New Faculty Profile: Alexandra Hidalgo’s Academic-Artistic Entanglements

Alexandra Hidalgo HeadshotThe English department's Crow Chair position, named for the late professor Charles Crow, was founded in 2007 following a grant from Pitt alumnus Thomas H. McIntosh. McIntosh, who was, notably, not an English major, said at the time that the grant was in honor of a "memorable and valuable teacher, whose guidance to me as a freshman composition student was much appreciated then and later in my career." Since then, the position has been occupied first by Dave Bartholomae and now, Alexandra Hidalgo, who became Crow Chair in fall 2022.

Hidalgo describes herself as a "filmmaker, theorist, and editor," and is known especially for her wide-ranging body of award-winning work—both in the world of film, in which she makes everything from documentaries to video books to video essays, and in the world of writing, where she has been published in a variety of academic contexts.

For the wealth of artistic work that Hidalgo has created, it might be worth wondering how the lifestyle of academia fits into the visual media world in which she has so solidly found a place.

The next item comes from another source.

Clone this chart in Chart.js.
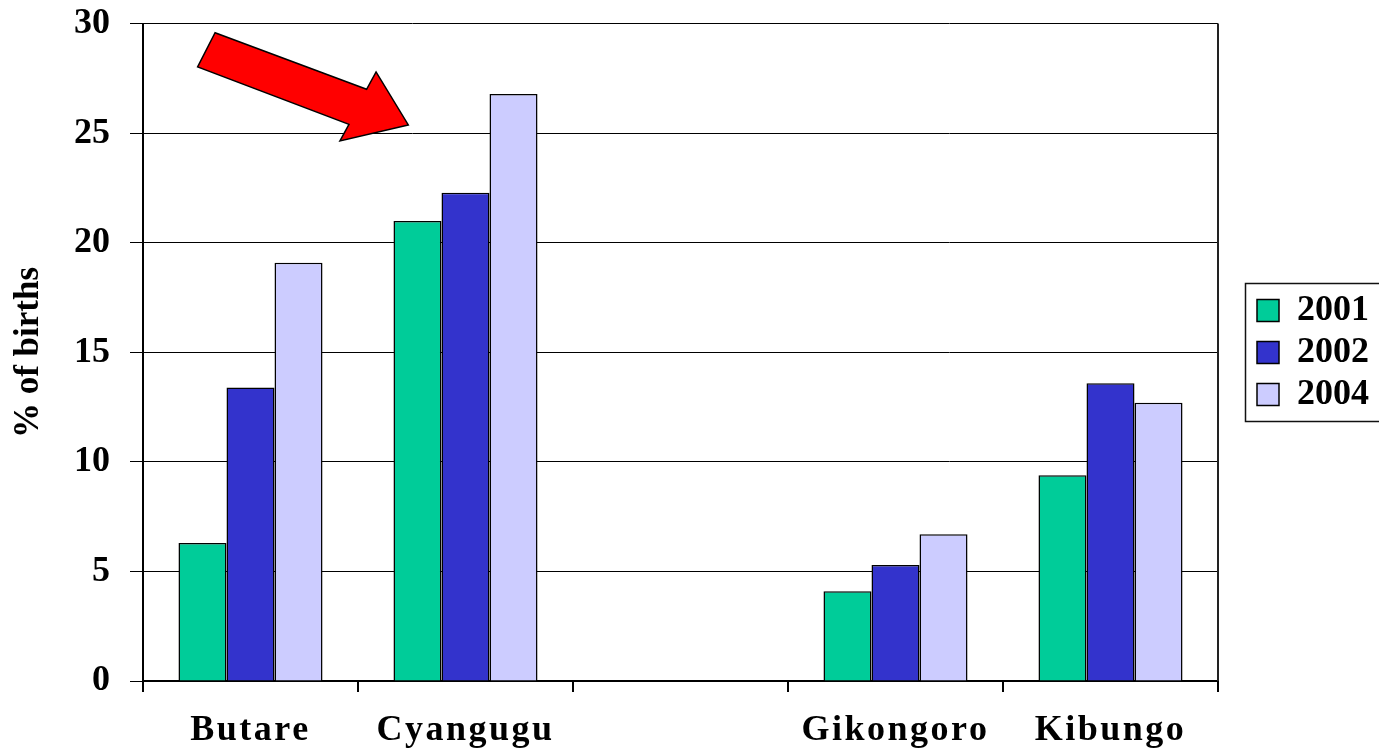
<!DOCTYPE html>
<html><head><meta charset="utf-8">
<script src="https://cdn.jsdelivr.net/npm/chart.js@4/dist/chart.umd.min.js"></script>
<style>html,body{margin:0;padding:0;background:#fff;} #wrap{width:1379px;height:752px;}</style>
</head><body><div id="wrap"><canvas id="c" width="1379" height="752"></canvas></div>
<script>
const categories = ['Butare', 'Cyangugu', '', 'Gikongoro', 'Kibungo'];
const seriesNames = ['2001', '2002', '2004'];
const values2001 = [6.3, 21.0, null, 4.1, 9.4];
const values2002 = [13.4, 22.3, null, 5.3, 13.6];
const values2004 = [19.1, 26.8, null, 6.7, 12.7];
const yTickValues = [0, 5, 10, 15, 20, 25, 30];
const yTitle = '% of births';
// red arrow annotation outline, in data units (x: category index, y: value)
const arrowX = [-0.165, -0.246, 0.458, 0.416, 0.734, 0.584, 0.540];
const arrowY = [29.6, 28.04, 25.42, 24.66, 25.39, 27.81, 27.02];

const colors = ['#00CC99', '#3333CC', '#CCCCFF'];
const SERIF = "'Times New Roman','Liberation Serif',serif";

const decor = {
  id: 'decor',
  beforeDraw(chart) {
    const xs = chart.scales.x;
    if (xs && !xs._lsPatched) {
      const orig = xs.drawLabels;
      xs.drawLabels = function (area) {
        const ctx = this.ctx;
        ctx.save();
        ctx.letterSpacing = '2.5px';
        orig.call(this, area);
        ctx.restore();
      };
      xs._lsPatched = true;
    }
  },
  afterDraw(chart) {
    const { ctx, chartArea: a, scales: { x, y } } = chart;
    ctx.save();
    // right frame line
    ctx.strokeStyle = '#222';
    ctx.lineWidth = 2;
    ctx.beginPath();
    ctx.moveTo(a.right, a.top - 0.5);
    ctx.lineTo(a.right, a.bottom);
    ctx.stroke();
    // arrow
    ctx.beginPath();
    arrowX.forEach((v, i) => {
      const px = x.getPixelForValue(v), py = y.getPixelForValue(arrowY[i]);
      if (i) ctx.lineTo(px, py); else ctx.moveTo(px, py);
    });
    ctx.closePath();
    ctx.fillStyle = '#FF0000';
    ctx.fill();
    ctx.lineWidth = 1.5;
    ctx.strokeStyle = '#000';
    ctx.lineJoin = 'miter';
    ctx.stroke();
    // legend frame
    const hb = chart.legend && chart.legend.legendHitBoxes;
    if (hb && hb.length) {
      const first = hb[0], last = hb[hb.length - 1];
      const l = first.left - 12, t = first.top - 9.5, b = last.top + last.height + 8.5;
      ctx.lineWidth = 1.5;
      ctx.strokeStyle = '#111';
      ctx.strokeRect(Math.round(l) + 0.5, Math.round(t) + 0.5, chart.width + 10 - l, Math.round(b - t));
    }
    ctx.restore();
  }
};

new Chart(document.getElementById('c'), {
  type: 'bar',
  data: {
    labels: categories,
    datasets: [values2001, values2002, values2004].map((d, i) => ({
      label: seriesNames[i],
      data: d,
      backgroundColor: colors[i],
      borderColor: '#000',
      borderWidth: 1.5,
      categoryPercentage: 0.67,
      barPercentage: 1.0
    }))
  },
  options: {
    responsive: false,
    animation: false,
    layout: { padding: { top: 0, left: 0, right: 0, bottom: 0 } },
    plugins: {
      tooltip: { enabled: false },
      legend: {
        position: 'right',
        fullSize: false,
        labels: {
          boxWidth: 22, boxHeight: 22, padding: 6, color: '#000',
          font: { family: SERIF, size: 36, weight: 'bold', lineHeight: 1 }
        }
      }
    },
    scales: {
      x: {
        offset: true,
        grid: { display: true, drawOnChartArea: false, drawTicks: true, tickLength: 11, offset: true, color: '#000', lineWidth: 2 },
        border: { color: '#000', width: 2 },
        ticks: { color: '#000', padding: 21, maxRotation: 0, autoSkip: false,
          font: { family: SERIF, size: 36, weight: 'bold', lineHeight: 1 } },
        afterFit(s) { s.height = 71; }
      },
      y: {
        min: 0, max: 30,
        afterBuildTicks(s) { s.ticks = yTickValues.map(v => ({ value: v })); },
        ticks: { color: '#000', padding: 20, font: { family: SERIF, size: 36, weight: 'bold', lineHeight: 0.222 } },
        grid: { color: '#000', lineWidth: 1, tickLength: 13, drawTicks: true },
        border: { color: '#000', width: 2 },
        title: { display: true, text: yTitle, color: '#000', padding: { top: 8, bottom: 0 },
          font: { family: SERIF, size: 35, weight: 'bold' } },
        afterFit(s) { s.width = 143; }
      },
      yR: {
        position: 'right', display: true,
        grid: { display: false }, ticks: { display: false }, border: { display: false },
        afterFit(s) { s.width = 33; }
      }
    }
  },
  plugins: [decor]
});
</script>
</body></html>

For Hidalgo, though, it's not so much about finding a place for her creative work in the midst of a demanding academic career; rather, it's about letting the two naturally intersect.

“For me, the artistic and the academic are inseparable,” Hidalgo said. “My whole career as a scholar, I've used my artistic pursuits to help me think about scholarship in new ways, to take a lot of the best things you learn about making art and put it in conversation with some of the best things you learn about doing rhetoric.” 

There isn’t one set point, for Hidalgo, where her creative mindset ends and her intellectual mindset begins; it’s all part, it seems, of one larger interconnected web. Hidalgo said that she has very little difficulty finding a balance between her film projects and her academic endeavors. Instead, she sees academia as a great environment for fostering artistic work. 

Some of that is the job security that comes with academic work—the elimination of anxiety over where her next paycheck is coming from can allow her to pick up projects that she’s truly passionate about, she said. But just as important is the way that academia allows her to surround herself with talented people, Hidalgo said, whether she’s drawing inspiration from a community of brilliant colleagues or a cohort of imaginative students.   

She was particularly excited about the class that she was teaching this past fall, Professional Uses of Social Media, a course that, she said, brings to light a new level of experience for academia and scholarship to exist within. “For many years now, we have started to do scholarship in another medium, whether it be hypertext or video essays or podcasts—or some people do comics as scholarship,” she told me.

Hidalgo said that this entanglement of the artistic and academic is nothing particularly new to her career, or even her adult life. From a young age, she already had the pieces in place that would serve her career down the line. She always wanted to be involved in the realm of education and can recall wanting to be a first-grade teacher in the first grade, a high school teacher in high school, and so on.   

She always knew that she wanted to be a writer, too. She’s seen herself as such, she said, probably because she comes from a long line of writers, at least on her father’s side. Her most recent film, a documentary entitled A Family of Stories, centers around her father Miguel Hidalgo and his disappearance into the Venezuelan Amazon in 1983, when she was six years old. 

It was acting, though, that helped to spark her interest in the world of film. She said that she remembers becoming interested in theater following her immigration to Dayton, Ohio, from Venezuela at 16.   

“The point is,” she explained, “I wanted to do all these things. I wanted to teach, I wanted to write stories. I wanted to be on camera or on stage—all those things were important to me, always, from the start…I ended up having a job where I am an academic, but I'm also a writer and I'm also on camera.”

—Rebecca Reese

Rebecca Reese, T5F communications intern in the Fall 2022 term, is a senior Writing (fiction) student with a minor in English Literature and a certificate in Television and Broadcasting Arts.